● What is asked
Repeat exactly the lines from the line with "Output the web" to the line with "const yTicks = [0, 20, 40, 60, 80];", including both, and leave out any pictures.

● Data records
- - - -
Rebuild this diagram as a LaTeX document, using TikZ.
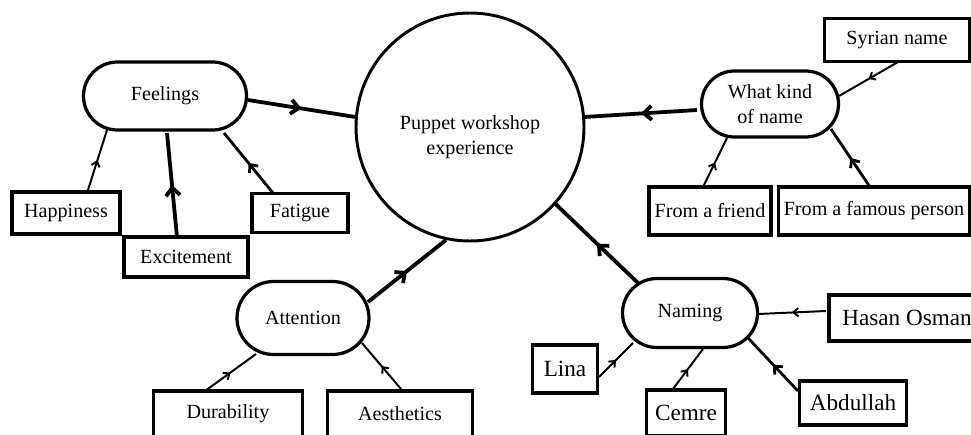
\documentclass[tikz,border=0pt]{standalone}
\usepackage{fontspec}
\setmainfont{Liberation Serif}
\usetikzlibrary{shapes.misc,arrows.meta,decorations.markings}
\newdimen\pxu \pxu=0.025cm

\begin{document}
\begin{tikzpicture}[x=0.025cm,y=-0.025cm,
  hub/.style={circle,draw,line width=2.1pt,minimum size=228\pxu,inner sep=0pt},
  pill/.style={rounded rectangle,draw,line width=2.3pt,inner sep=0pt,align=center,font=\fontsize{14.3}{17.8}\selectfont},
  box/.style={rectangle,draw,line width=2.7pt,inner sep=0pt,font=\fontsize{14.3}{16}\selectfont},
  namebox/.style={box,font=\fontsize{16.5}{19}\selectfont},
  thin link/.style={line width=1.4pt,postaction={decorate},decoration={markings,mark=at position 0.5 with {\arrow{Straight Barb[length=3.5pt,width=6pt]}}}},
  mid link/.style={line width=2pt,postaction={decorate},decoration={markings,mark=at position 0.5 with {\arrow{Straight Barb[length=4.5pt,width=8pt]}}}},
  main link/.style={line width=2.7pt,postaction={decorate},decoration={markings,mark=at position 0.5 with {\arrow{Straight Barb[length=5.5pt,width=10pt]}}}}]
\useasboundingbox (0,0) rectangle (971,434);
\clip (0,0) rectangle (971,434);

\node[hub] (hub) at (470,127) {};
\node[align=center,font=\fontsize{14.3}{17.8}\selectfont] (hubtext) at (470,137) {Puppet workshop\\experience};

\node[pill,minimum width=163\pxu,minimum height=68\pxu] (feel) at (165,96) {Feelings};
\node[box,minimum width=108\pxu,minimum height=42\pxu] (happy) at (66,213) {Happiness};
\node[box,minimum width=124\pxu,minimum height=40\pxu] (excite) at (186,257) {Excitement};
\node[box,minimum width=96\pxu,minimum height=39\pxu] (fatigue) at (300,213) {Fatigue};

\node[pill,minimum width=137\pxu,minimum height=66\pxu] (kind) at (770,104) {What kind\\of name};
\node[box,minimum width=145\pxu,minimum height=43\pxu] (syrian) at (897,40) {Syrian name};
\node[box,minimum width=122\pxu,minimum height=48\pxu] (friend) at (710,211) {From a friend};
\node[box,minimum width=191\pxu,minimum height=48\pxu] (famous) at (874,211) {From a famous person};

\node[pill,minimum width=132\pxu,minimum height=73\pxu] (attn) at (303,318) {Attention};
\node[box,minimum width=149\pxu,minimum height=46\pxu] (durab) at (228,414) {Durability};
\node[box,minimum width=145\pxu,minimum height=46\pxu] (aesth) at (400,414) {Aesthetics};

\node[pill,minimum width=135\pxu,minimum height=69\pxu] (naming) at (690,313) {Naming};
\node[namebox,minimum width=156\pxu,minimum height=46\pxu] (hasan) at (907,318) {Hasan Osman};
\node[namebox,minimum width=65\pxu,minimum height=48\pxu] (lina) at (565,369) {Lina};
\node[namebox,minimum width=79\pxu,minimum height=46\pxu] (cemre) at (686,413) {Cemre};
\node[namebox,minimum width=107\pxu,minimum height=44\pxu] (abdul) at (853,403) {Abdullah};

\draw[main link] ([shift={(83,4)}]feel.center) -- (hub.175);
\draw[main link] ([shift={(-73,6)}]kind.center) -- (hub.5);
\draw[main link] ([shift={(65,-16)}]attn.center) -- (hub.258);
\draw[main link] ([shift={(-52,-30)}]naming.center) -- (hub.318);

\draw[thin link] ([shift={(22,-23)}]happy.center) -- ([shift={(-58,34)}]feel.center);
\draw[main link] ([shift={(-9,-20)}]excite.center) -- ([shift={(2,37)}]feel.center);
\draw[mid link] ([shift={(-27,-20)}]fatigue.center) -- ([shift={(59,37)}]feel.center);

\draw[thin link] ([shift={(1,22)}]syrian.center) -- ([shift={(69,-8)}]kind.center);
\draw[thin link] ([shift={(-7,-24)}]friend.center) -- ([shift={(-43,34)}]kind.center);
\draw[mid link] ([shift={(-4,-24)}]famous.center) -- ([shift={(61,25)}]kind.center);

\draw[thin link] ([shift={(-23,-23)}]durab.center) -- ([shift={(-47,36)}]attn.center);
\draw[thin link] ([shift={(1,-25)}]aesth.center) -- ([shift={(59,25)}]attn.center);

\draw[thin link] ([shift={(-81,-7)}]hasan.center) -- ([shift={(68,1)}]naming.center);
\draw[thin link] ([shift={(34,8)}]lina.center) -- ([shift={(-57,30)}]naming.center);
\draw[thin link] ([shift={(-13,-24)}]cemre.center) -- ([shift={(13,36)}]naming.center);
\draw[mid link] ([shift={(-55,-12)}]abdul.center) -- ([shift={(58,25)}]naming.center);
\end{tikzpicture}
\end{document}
- - - -
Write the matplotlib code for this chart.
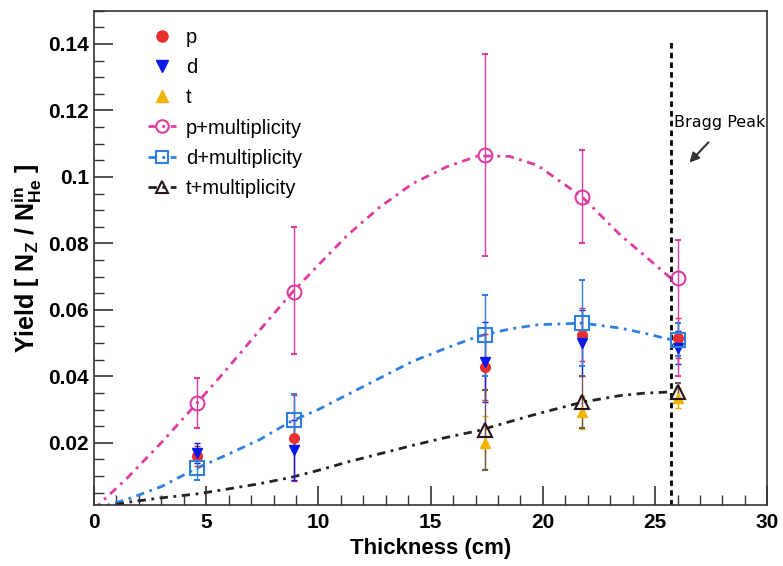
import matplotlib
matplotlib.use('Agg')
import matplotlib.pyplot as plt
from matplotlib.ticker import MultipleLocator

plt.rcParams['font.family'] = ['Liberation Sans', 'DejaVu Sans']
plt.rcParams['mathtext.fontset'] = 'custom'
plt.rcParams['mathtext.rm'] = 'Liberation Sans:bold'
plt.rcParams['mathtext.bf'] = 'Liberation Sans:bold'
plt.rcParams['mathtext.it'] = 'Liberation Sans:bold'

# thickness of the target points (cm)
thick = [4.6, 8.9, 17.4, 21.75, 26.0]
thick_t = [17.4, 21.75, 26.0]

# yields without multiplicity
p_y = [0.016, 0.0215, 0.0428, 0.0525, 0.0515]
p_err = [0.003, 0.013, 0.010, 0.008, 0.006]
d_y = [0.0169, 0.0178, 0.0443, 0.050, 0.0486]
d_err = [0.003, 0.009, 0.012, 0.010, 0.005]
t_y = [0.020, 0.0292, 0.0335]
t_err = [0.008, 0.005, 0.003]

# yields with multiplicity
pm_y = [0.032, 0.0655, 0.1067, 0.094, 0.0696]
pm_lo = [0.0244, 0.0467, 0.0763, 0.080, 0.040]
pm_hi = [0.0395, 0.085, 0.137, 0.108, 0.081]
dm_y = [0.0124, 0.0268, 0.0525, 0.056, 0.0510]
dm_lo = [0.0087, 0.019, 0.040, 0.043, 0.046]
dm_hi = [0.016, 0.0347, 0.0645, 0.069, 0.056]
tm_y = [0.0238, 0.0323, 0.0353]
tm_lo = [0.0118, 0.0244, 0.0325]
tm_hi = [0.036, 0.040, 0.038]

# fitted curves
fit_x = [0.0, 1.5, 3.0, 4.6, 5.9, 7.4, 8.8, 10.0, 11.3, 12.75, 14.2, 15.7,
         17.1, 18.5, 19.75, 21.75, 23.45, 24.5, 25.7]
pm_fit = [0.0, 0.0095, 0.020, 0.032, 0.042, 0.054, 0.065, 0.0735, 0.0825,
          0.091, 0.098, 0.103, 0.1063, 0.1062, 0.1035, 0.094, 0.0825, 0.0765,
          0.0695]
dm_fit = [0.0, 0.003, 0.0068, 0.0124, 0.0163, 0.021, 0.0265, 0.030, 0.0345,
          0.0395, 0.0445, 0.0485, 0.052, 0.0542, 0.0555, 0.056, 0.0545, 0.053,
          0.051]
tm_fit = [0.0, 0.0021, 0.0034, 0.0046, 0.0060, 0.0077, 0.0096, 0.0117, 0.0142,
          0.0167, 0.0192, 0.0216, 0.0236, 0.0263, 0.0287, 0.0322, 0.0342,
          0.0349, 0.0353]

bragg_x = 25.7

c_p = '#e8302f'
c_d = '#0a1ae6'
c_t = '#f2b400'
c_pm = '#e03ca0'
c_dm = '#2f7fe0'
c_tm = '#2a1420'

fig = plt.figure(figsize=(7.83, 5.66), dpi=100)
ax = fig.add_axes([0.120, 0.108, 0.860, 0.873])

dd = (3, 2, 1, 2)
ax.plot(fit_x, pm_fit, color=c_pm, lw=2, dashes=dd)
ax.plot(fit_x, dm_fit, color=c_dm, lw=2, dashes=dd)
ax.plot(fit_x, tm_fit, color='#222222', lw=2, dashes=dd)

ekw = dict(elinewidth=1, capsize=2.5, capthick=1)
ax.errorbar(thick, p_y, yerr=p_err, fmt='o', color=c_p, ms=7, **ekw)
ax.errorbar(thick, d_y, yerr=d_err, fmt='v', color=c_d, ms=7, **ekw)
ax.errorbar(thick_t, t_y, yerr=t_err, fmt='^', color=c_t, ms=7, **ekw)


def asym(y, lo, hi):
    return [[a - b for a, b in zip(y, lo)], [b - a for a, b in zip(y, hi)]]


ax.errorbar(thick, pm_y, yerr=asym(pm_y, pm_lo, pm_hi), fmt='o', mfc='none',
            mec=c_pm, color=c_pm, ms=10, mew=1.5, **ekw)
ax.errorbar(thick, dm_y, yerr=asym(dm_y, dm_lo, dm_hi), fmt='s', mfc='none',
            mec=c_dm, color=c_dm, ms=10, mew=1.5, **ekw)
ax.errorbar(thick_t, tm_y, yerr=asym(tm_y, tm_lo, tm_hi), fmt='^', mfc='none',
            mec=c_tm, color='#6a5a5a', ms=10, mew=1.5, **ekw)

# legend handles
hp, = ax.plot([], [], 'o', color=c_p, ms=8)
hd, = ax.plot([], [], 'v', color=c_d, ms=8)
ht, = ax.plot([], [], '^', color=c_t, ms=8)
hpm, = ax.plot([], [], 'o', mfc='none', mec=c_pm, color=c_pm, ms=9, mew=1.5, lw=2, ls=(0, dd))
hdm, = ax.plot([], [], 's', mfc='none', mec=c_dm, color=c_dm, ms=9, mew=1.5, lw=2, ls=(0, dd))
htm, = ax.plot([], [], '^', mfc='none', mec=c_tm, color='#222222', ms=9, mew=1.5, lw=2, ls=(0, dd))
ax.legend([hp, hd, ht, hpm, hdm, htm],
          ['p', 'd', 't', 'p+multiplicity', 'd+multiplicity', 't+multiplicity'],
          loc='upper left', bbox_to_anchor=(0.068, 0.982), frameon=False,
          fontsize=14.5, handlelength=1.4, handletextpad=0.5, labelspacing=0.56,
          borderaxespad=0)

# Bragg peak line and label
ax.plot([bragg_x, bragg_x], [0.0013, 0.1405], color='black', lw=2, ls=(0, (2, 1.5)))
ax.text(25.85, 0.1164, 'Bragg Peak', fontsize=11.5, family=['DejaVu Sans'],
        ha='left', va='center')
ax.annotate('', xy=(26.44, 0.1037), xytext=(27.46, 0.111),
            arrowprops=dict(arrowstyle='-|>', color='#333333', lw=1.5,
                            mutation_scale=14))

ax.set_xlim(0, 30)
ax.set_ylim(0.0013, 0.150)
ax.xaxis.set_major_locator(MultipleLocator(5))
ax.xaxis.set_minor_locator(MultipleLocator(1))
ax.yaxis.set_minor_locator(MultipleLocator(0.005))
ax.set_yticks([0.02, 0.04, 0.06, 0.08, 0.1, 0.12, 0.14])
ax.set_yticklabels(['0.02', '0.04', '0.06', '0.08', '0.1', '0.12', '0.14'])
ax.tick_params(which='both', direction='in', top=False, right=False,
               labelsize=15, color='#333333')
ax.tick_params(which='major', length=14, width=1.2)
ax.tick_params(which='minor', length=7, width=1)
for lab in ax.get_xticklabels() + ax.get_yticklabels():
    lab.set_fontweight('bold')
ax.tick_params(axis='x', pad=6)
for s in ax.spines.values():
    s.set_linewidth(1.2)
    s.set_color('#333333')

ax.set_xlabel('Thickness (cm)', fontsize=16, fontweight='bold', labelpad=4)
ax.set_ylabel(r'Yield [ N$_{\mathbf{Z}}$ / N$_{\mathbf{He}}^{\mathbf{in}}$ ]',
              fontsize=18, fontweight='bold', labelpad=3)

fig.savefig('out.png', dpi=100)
- - - -
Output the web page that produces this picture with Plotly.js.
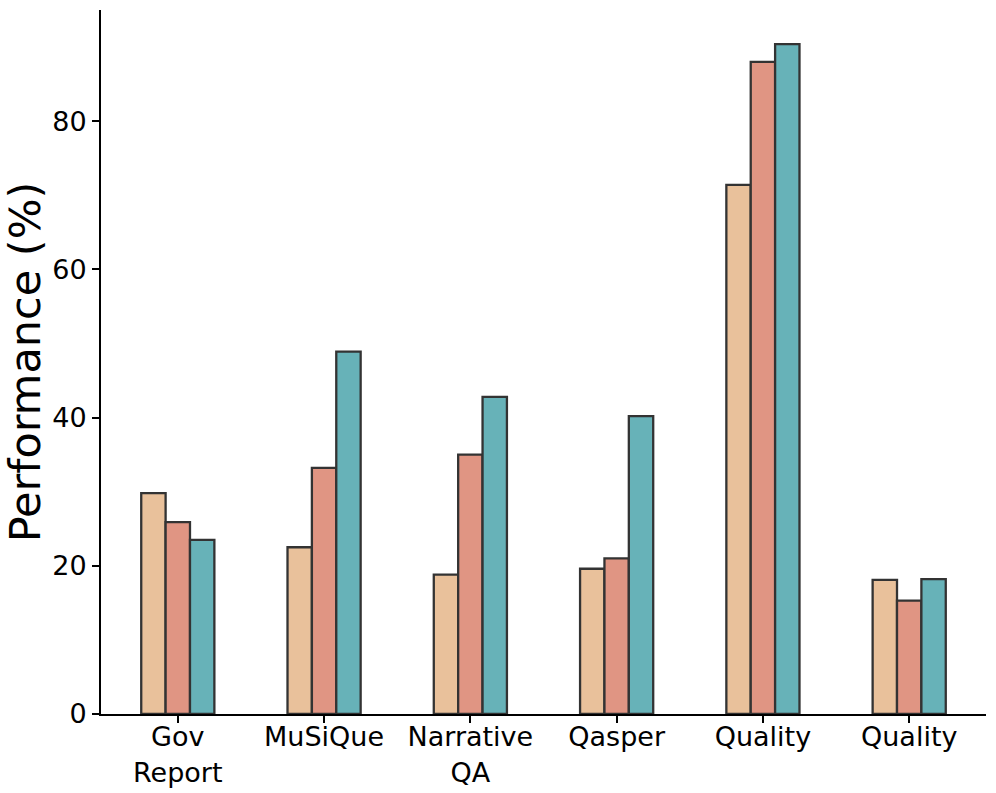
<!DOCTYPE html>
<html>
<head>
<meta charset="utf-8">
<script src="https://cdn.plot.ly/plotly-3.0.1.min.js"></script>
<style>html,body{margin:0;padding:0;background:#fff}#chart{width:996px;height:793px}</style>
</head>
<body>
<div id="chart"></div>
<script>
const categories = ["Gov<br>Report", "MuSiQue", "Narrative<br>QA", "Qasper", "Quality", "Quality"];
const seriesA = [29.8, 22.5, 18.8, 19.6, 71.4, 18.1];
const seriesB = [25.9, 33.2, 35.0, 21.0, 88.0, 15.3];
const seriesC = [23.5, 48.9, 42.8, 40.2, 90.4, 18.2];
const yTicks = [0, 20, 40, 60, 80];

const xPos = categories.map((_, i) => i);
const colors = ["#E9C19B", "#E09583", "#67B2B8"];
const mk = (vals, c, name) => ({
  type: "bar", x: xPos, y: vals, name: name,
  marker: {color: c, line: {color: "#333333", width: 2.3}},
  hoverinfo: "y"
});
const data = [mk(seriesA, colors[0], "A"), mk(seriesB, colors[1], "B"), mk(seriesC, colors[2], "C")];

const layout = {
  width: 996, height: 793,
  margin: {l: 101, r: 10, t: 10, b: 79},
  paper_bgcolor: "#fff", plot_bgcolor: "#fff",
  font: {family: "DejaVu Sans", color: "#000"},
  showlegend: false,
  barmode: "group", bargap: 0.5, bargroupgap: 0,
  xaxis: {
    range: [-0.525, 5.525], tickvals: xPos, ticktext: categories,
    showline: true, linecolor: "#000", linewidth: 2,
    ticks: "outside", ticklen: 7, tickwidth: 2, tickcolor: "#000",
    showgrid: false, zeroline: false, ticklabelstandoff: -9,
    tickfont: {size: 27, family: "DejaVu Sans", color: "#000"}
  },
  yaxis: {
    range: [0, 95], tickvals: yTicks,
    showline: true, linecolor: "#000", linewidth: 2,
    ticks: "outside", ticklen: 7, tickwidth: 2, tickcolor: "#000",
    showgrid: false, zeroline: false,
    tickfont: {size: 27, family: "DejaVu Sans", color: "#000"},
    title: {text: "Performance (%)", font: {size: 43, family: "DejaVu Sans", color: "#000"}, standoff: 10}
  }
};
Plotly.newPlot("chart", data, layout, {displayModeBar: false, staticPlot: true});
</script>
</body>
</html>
- - - -
● Answer for this exercise
Output the web page that produces this picture with Plotly.js.
<!DOCTYPE html>
<html>
<head>
<meta charset="utf-8">
<script src="https://cdn.plot.ly/plotly-3.0.1.min.js"></script>
<style>html,body{margin:0;padding:0;background:#fff}#chart{width:996px;height:793px}</style>
</head>
<body>
<div id="chart"></div>
<script>
const categories = ["Gov<br>Report", "MuSiQue", "Narrative<br>QA", "Qasper", "Quality", "Quality"];
const seriesA = [29.8, 22.5, 18.8, 19.6, 71.4, 18.1];
const seriesB = [25.9, 33.2, 35.0, 21.0, 88.0, 15.3];
const seriesC = [23.5, 48.9, 42.8, 40.2, 90.4, 18.2];
const yTicks = [0, 20, 40, 60, 80];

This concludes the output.